Monday, June 07, 2010

Broken Nest, Decision Portrait


(Above: Broken Nest, Decision Portrait Series. Stitched words: Threw an unruly child OUT. Xylene photo transfer on tea-stained muslin. 25" x 19" unframed; 31" x 25" framed. Hand stitched and beaded. Click on image to enlarge.)

Some decisions are particularly difficult. When facing them, none of the options are really desirable. Years later, the decision still is unsettling.....but had to be made. These are the bittersweet choices that life seems to dole out....often to the nicest, most understanding, and compassionate people. This is one of those decisions.


(Above: Broken Nest, detail. Click on image to enlarge.)

As an artist, I've been looking for people to share these sorts of painful decisions. It took several email messages and some gentle urging to stitch this portrait. I stressed how it would touch many people. It would let other mother's with difficult kids know they're not alone. We corresponded about the title and the words because, as harsh as the truth is, the portrait needs to carry a message of hope, love, and a sense of the complexities involved. I think the results do just that.


(Above: Broken Nest, detail.)

The wonderful lady who reluctantly shared this decision and I have several things in common. She threw an unruly child out of her house. She had to do it. She didn't want to do it. The memory of it haunts her. Loving such a child is very, very difficult. I know. I, too, am the mother of a difficult child. It's been over two years since my younger son defiantly left home. He's an uninsured, unemployed high school drop out. I don't know where he lives but he recently got my business logo, (Mouse House....just imagine....a "mouse" depicted on the outline of a "house") tattooed on his leg. Both of us have suffered the inevitable "What if I'd done this?" and "Was I the worst mother on earth?" sort of mental questioning. Both of us are familiar with the concept of a "broken nest". She gives me hope though. There's been a reconciliation in her family....but things will never be the same.

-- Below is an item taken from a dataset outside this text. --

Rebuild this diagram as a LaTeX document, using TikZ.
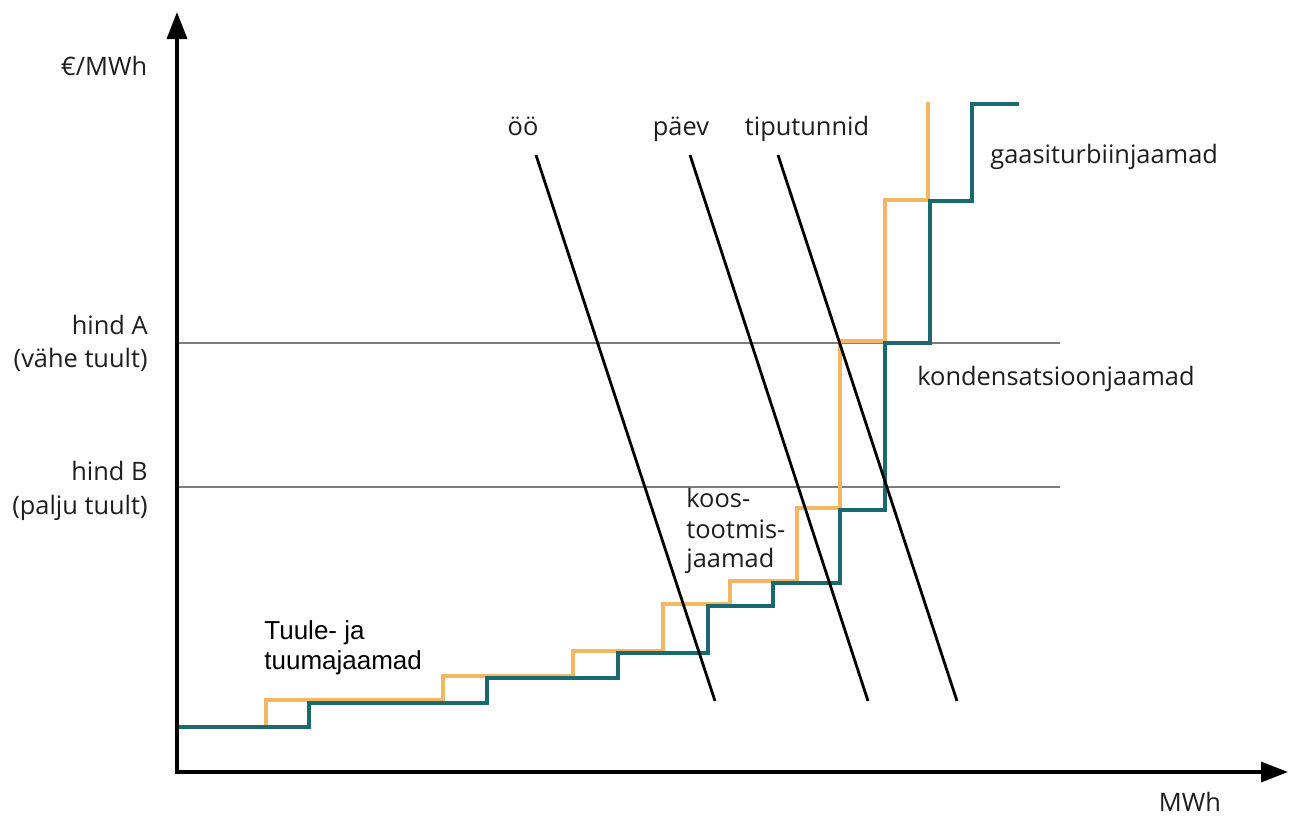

We have something else in common. We both are firm believers in Julia Cameron 's The Artist's Way. We believe that serendipity actively plays a role in our lives. It played a role in this portrait too. When corresponding about the title and words for this portrait, my parents visited.....and brought the dove feathers they'd found in the woods around their home. Perfect detail at the perfect time! The day I finished the portrait, my artistic mentor (whose studio is just around the hall from mine) insisted I come outside to see the baby birds that were under the nearby scrubs......three doves! I always share the finished portraits with each participant before posting here on my blog. This is what she wrote back: "I do so believe in the serendipity of life. Doves have been frequenting my house this summer in large numbers!"

I'm considering these signs of peace to come.

4 comments:

Lorie McCown said...

I just got a chance to catch up with all your work here! What an amazing summer your are having! I love your stuff, and congrats on the upcoming show. Well deserved.

Mosaic Magpie said...

I love this one.
Debbie

lindacreates said...

This really touched my heart. This has to be one of the most painful decisions a mother will ever make. My daughter recently had to do the same thing and it was so painful for all of us.

Julia said...

When I was 19, my parents kicked me out. I was causing a lot of strife for them & I know they were out of ideas and patience.
I also know it was hard for them to make me go...and I was pegnant...it sounds so harsh but,they didn't abandon me, it was very much time for me to start being responsible for my life.
It ended up being the best thing for our relationship. My mom & I are very, very close now...we all needed that extra room to breath.
So, I know from this perspective, that this Mom LOVES her child & wants what we all want for our kids.